When I interviewed him not very successfully a few months ago(he was under some pressure after the Israeli 'invasion' of Lebanon and our planned time together degenerated from lunch to a drink then a snatched twenty minutes at the Defence Ministry)he was rather coy with that question.

We talked mainly about lustracja and of course he is such a committed anti-communist he was not interested in the moral dilemma you so accurately highlight at the end of your piece on the recent church fiasco concerning Archbishop Wielgus. I watched the whole ghastly ceremony on television - it was a terribly sad business and a frightful torture for the tearful victim - and those who watched.'Give is Barrabas!' Awful - but then some members of the SB were murderous torturers.

This resignation made me think a great deal about this lustracja process.

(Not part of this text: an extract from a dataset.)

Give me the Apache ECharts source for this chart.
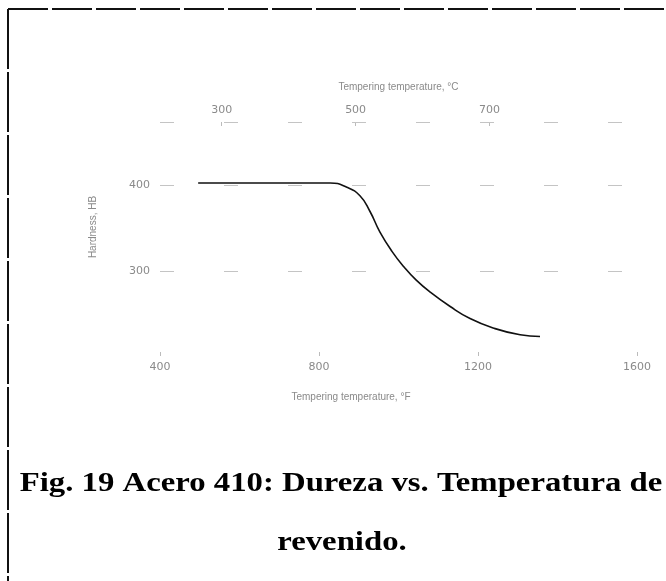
<!DOCTYPE html>
<html lang="es">
<head>
    <meta charset="UTF-8">
    <title>Acero 410: Dureza vs. Temperatura de revenido</title>
    <script src="https://cdn.jsdelivr.net/npm/echarts@6/dist/echarts.min.js"></script>
    <style>
        html, body { margin: 0; padding: 0; background: #fff; }
        #chart { width: 666px; height: 581px; }
    </style>
</head>
<body>
<div id="chart"></div>
<script>
    // temperatura de revenido (F) y dureza (HB)
    var tempF = [496, 828, 870, 903, 928, 953, 984, 1014, 1044, 1079, 1130, 1180, 1238, 1306, 1356];
    var hardness = [403, 403, 398, 388, 370, 346, 323, 305, 290, 276, 259, 245, 234, 226, 224];
    var ticksF = [400, 800, 1200, 1600];
    var ticksC = [300, 500, 700];
    var ticksHB = [300, 400];

    var faint = '#8a8a8a';
    var pts = [];
    for (var i = 0; i < tempF.length; i++) {
        pts.push([tempF[i], hardness[i]]);
    }
    var plain = function (v) { return String(v); };

    var chart = echarts.init(document.getElementById('chart'));
    chart.setOption({
        backgroundColor: '#fff',
        animation: false,
        grid: { left: 160, right: 29, top: 122, bottom: 229 },
        xAxis: [
            {
                type: 'value',
                position: 'bottom',
                min: 400, max: 1600,
                name: 'Tempering temperature, °F',
                nameLocation: 'middle',
                nameGap: 40,
                nameTextStyle: { color: faint, fontSize: 10, padding: [0, 95, 0, 0] },
                axisLine: { show: false },
                axisTick: { show: true, length: 4, customValues: ticksF, lineStyle: { color: '#bbb' } },
                axisLabel: { color: faint, fontSize: 11, margin: 10, customValues: ticksF, formatter: plain, fontFamily: 'DejaVu Sans' },
                splitLine: { show: false }
            },
            {
                type: 'value',
                position: 'top',
                min: 208, max: 920,
                name: 'Tempering temperature, °C',
                nameLocation: 'middle',
                nameGap: 30,
                nameTextStyle: { color: faint, fontSize: 10 },
                axisLine: { show: false },
                axisTick: { show: true, length: 4, inside: true, customValues: ticksC, lineStyle: { color: '#bbb' } },
                axisLabel: { color: faint, fontSize: 11, margin: 6, customValues: ticksC, formatter: plain, fontFamily: 'DejaVu Sans' },
                splitLine: { show: false }
            }
        ],
        yAxis: {
            type: 'value',
            min: 206, max: 474,
            name: 'Hardness, HB',
            nameLocation: 'middle',
            nameGap: 62,
            nameTextStyle: { color: faint, fontSize: 10, padding: [0, 0, 0, 20] },
            axisLine: { show: false },
            axisTick: { show: false },
            axisLabel: { color: faint, fontSize: 11, margin: 10, customValues: ticksHB, formatter: plain, fontFamily: 'DejaVu Sans' },
            splitLine: { show: false }
        },
        series: [
            {
                type: 'line',
                data: pts,
                smooth: 0.5,
                showSymbol: false,
                lineStyle: { color: '#111', width: 1.6 }
            },
            {
                // restos de la reticula que se ven en el escaneo
                type: 'line',
                data: [],
                markLine: {
                    silent: true,
                    symbol: 'none',
                    label: { show: false },
                    lineStyle: { color: '#c4c4c4', type: [14, 50], width: 1 },
                    data: [{ yAxis: 400 }, { yAxis: 300 }, { yAxis: 474 }]
                }
            }
        ],
        graphic: [
            {
                type: 'line',
                shape: { x1: 8, y1: 9, x2: 666, y2: 9 },
                style: { stroke: '#111', lineWidth: 2, lineDash: [40, 4] }
            },
            {
                type: 'line',
                shape: { x1: 8, y1: 9, x2: 8, y2: 581 },
                style: { stroke: '#111', lineWidth: 2, lineDash: [60, 3] }
            },
            {
                type: 'text',
                x: 341,
                y: 484,
                scaleX: 1.17,
                style: {
                    x: 0, y: 0,
                    text: 'Fig. 19 Acero 410: Dureza vs. Temperatura de',
                    font: 'bold 28px "Liberation Serif"',
                    align: 'center',
                    verticalAlign: 'middle',
                    fill: '#000'
                }
            },
            {
                type: 'text',
                x: 342,
                y: 543,
                scaleX: 1.17,
                style: {
                    x: 0, y: 0,
                    text: 'revenido.',
                    font: 'bold 28px "Liberation Serif"',
                    align: 'center',
                    verticalAlign: 'middle',
                    fill: '#000'
                }
            }
        ]
    });
</script>
</body>
</html>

Poland provides so many moral, ethical and behavioural dilemmas through history I tear my hair every day attempting to come to a balanced view for my book.

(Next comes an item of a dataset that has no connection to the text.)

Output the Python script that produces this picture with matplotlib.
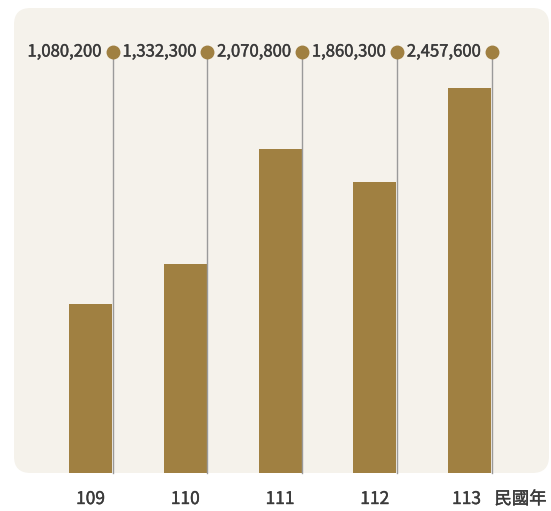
import matplotlib.pyplot as plt
from matplotlib.patches import FancyBboxPatch
import matplotlib.patheffects as pe
import matplotlib.transforms as mtransforms

plt.rcParams['font.family'] = ['Noto Sans CJK TC', 'DejaVu Sans']

years = ['109', '110', '111', '112', '113']
values = [1080200, 1332300, 2070800, 1860300, 2457600]
unit_label = '民國年'

bar_color = '#a08041'
bg_color = '#f5f2eb'
text_color = '#3a3a3a'
line_color = '#9a9a9a'

W, H = 551, 511
fig = plt.figure(figsize=(W / 100, H / 100), dpi=100)
fig.patch.set_facecolor('white')

# rounded panel behind the bars
panel = FancyBboxPatch((14 / W, (H - 473) / H), 535 / W, 465 / H,
                       boxstyle='round,pad=0,rounding_size=0.03',
                       transform=fig.transFigure, facecolor=bg_color,
                       edgecolor='none', zorder=-5, mutation_aspect=W / H)
fig.patches.append(panel)

ax = fig.add_axes([14 / W, (H - 473) / H, 535 / W, 465 / H])
ax.set_zorder(1)
ax.set_facecolor('none')
for s in ax.spines.values():
    s.set_visible(False)
ax.set_xticks([])
ax.set_yticks([])

spacing = 94.75
x = list(range(len(years)))
ax.set_xlim((14 - 90.5) / spacing, (549 - 90.5) / spacing)
ax.set_ylim(0, 465 / 1.565e-4)

bw = 43 / spacing
ax.bar(x, values, width=bw, color=bar_color, zorder=2)

# slightly heavier strokes than the regular face
thick = [pe.withStroke(linewidth=0.3, foreground=text_color)]

trans = mtransforms.blended_transform_factory(ax.transData, ax.transAxes)
dot_y = (473 - 52) / 465
for xi, v in zip(x, values):
    xr = xi + bw / 2 + 0.5 / spacing
    ax.plot([xr, xr], [0, dot_y], transform=trans, color=line_color,
            lw=1, zorder=3, clip_on=False)
    ax.plot([xr], [dot_y], transform=trans, marker='o', ms=9,
            color=bar_color, zorder=4, clip_on=False)
    ax.annotate(f'{v:,}', xy=(xr, dot_y), xycoords=trans,
                xytext=(-7.5, 0), textcoords='offset points',
                ha='right', va='center', fontsize=12, color=text_color,
                path_effects=thick)

label_y = -26 / 465
for xi, yr in zip(x, years):
    nudge = -3 / spacing if xi == x[-1] else 0
    ax.text(xi + nudge, label_y, yr, transform=trans, ha='center',
            va='center', fontsize=12.5, color=text_color, path_effects=thick)
ax.text(4 + 25 / spacing, label_y, unit_label, transform=trans,
        ha='left', va='center', fontsize=12.5, color=text_color,
        path_effects=thick)

fig.savefig('out.png', dpi=100)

Being a good Australian/Irish Catholic boy I feel that Christian principles of compassion and forgiveness are in order in some unproven cases of 'collaboration' or where harm cannot be proven. Could not reconciliation commissions have been set up as in South Africa?

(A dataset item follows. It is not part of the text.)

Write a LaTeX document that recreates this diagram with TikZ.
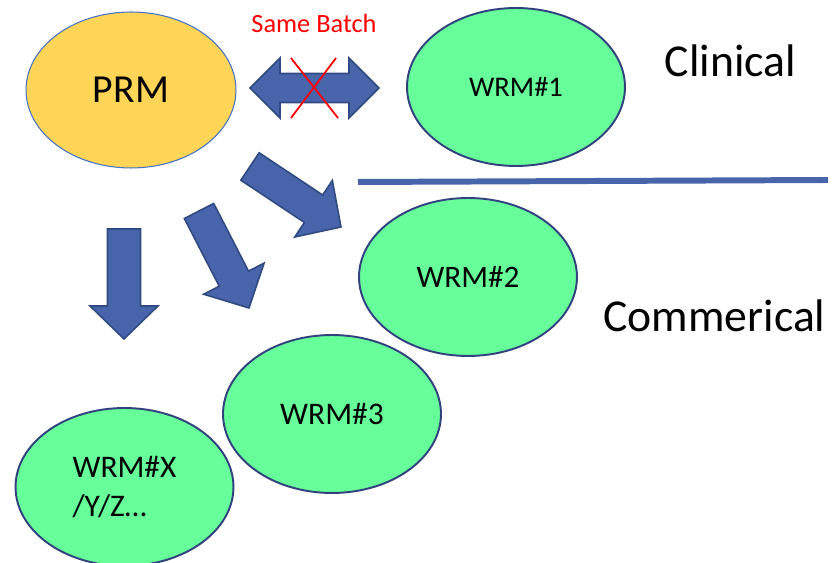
\documentclass[tikz,border=0pt]{standalone}
\usepackage{fontspec}
\setmainfont{Carlito}
\usepackage{tikz}
\usetikzlibrary{
  shapes.geometric, calc, positioning
}
\definecolor{prmyellow}{RGB}{255,213,87}
\definecolor{prmedge}{RGB}{68,114,196}
\definecolor{wrmgreen}{RGB}{102,255,153}
\definecolor{wrmedge}{RGB}{49,66,126}
\definecolor{arrowblue}{RGB}{72,100,170}
\definecolor{arrowedge}{RGB}{47,75,130}
\tikzstyle{wrm} = [ellipse, draw=wrmedge, line width=1.1pt, fill=wrmgreen, minimum width=4.36cm, minimum height=3.16cm, inner sep=0pt]
\tikzstyle{fatarrow} = [fill=arrowblue, draw=arrowedge, line width=0.9pt, line join=miter]
\tikzstyle{sidelabel} = [anchor=base, font=\fontsize{26}{31}\selectfont]

% block arrow from tail centre to tip
\newcommand{\blockarrow}[2]{%
  \coordinate (tail) at (#1);
  \coordinate (tip) at (#2);
  \coordinate (neck) at ($(tip)!0.66cm!(tail)$);
  \draw[fatarrow] ($(tail)!0.33cm!90:(tip)$) -- ($(neck)!0.33cm!-90:(tail)$)
    -- ($(neck)!0.68cm!-90:(tail)$) -- (tip) -- ($(neck)!0.68cm!90:(tail)$)
    -- ($(neck)!0.33cm!90:(tail)$) -- ($(tail)!0.33cm!-90:(tip)$) -- cycle;}

\begin{document}
\begin{tikzpicture}[x=0.02cm, y=-0.02cm]
  \useasboundingbox (0,0) rectangle (840,563);

  \node[ellipse, draw=prmedge, line width=0.6pt, fill=prmyellow, minimum width=4.2cm, minimum height=3.12cm, inner sep=0pt, font=\fontsize{22.6}{27}\selectfont] (prm) at (131,90) {PRM};
  \node[wrm, font=\fontsize{16.2}{19}\selectfont] (wrm1) at (516,87) {WRM\#1};
  \node[wrm, font=\fontsize{17.8}{21}\selectfont] (wrm2) at (468,277) {WRM\#2};
  \node[wrm, font=\fontsize{17.9}{21}\selectfont] (wrm3) at (332,414) {WRM\#3};
  \node[wrm, align=left, font=\fontsize{17.9}{22.7}\selectfont] (wrmx) at (124.5,487) {WRM\#X\\/Y/Z\dots};

  % same batch, crossed out
  \draw[fatarrow] (250,88) -- (280,58) -- (280,73.5) -- (349,73.5) -- (349,58) -- (379,88)
    -- (349,118) -- (349,102.5) -- (280,102.5) -- (280,118) -- cycle;
  \draw[red, line width=1pt] (291,58) -- (338,118);
  \draw[red, line width=1pt] (336,58) -- (291,118);
  \node[anchor=base, text=red, font=\fontsize{15}{18}\selectfont] (batch) at (314,33) {Same Batch};

  \blockarrow{124,229}{124,339}
  \blockarrow{199,211}{249,308}
  \blockarrow{250,166.5}{341,227}

  \draw[arrowblue, line width=3.4pt] (358,182) -- (828,180);
  \node[sidelabel] (clinical) at (730.5,77) {Clinical};
  \node[sidelabel] (commercial) at (714.5,332) {Commerical};
\end{tikzpicture}
\end{document}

There is so little legal protection for alleged 'collaborators' - their entire lives and reputations collapse overnight. Some terrible things have been happening to 'ordinary' people's lives silently and without publicity here.

I did not live in Poland under communism and am not Polish so how can I possibly understand the motivation of this process as a Westerner? Sikorski assured me that no files had been tampered with or had 'disappeared'. I remain sceptical as I know a number of SLD party members who do not appear on any list and should. Where are their files?

The recent proposal to reduce the pensions of former SB operatives to the bare minimum smacks of vengeance although the brothers deny this accusation. It is such a personal moral stance one is forced to take on this issue.

I could not agree more with your assessment of the Catholic church
in Poland and the deep problems it now faces.

Joining the pugilistic Bullingdon Club seems to be an excellent initiation for Defence Ministers!

Kind regards

Michael Moran
www.michael-moran.net

Michael Moran said...

The Tumbrils Roll on Warsaw Streets


I am often rendered speechless by the current political 'purge' in Poland but I was rendered absolutely mute by the resignation of Radek Sikorski on Monday.

The country does not deserve this current political circus after such a history of struggle and unimaginable bloody sacrifice and resistance. The resignation of Radek Sikorski seriously weakens the image of the country abroad and further exacerbates the self-imposed isolation of Poland on the international scene. The country is fast becoming the figure of fun it was in Europe during the Polish Commonwealth.

His support of European integration, both military and economic, was never in doubt. His powerful negotiating role with the US was important not only to Poland but to NATO itself. He was perhaps the only Polish politician who possessed international credibility and who possessed a profound grasp of strategic and geopolitical issues.

One is vaguely reminded of the dismissal of another distinguished Sikorski, Wladislaw Sikorski, by Pilsudski in 1926.

He is after all a man with a life mission to reform and modernise the Polish Armed Forces and give them international credibility after years of neglect under communism. As with the family manor Dwor Chobielin he wants to restore traditional values and rehabilitate the legendary upright and honourable stance of former patriotic officers before the debilitating caress of communism.

One cannot but lament this loss of a true patriot and interpret the situation as the expression of a provincial fear of his clear intellectual superiority - a threat to the future aspirations of the present mediocre Presidential incumbent.

The country was lucky to have him and it is a great loss. Superior people are not replacable.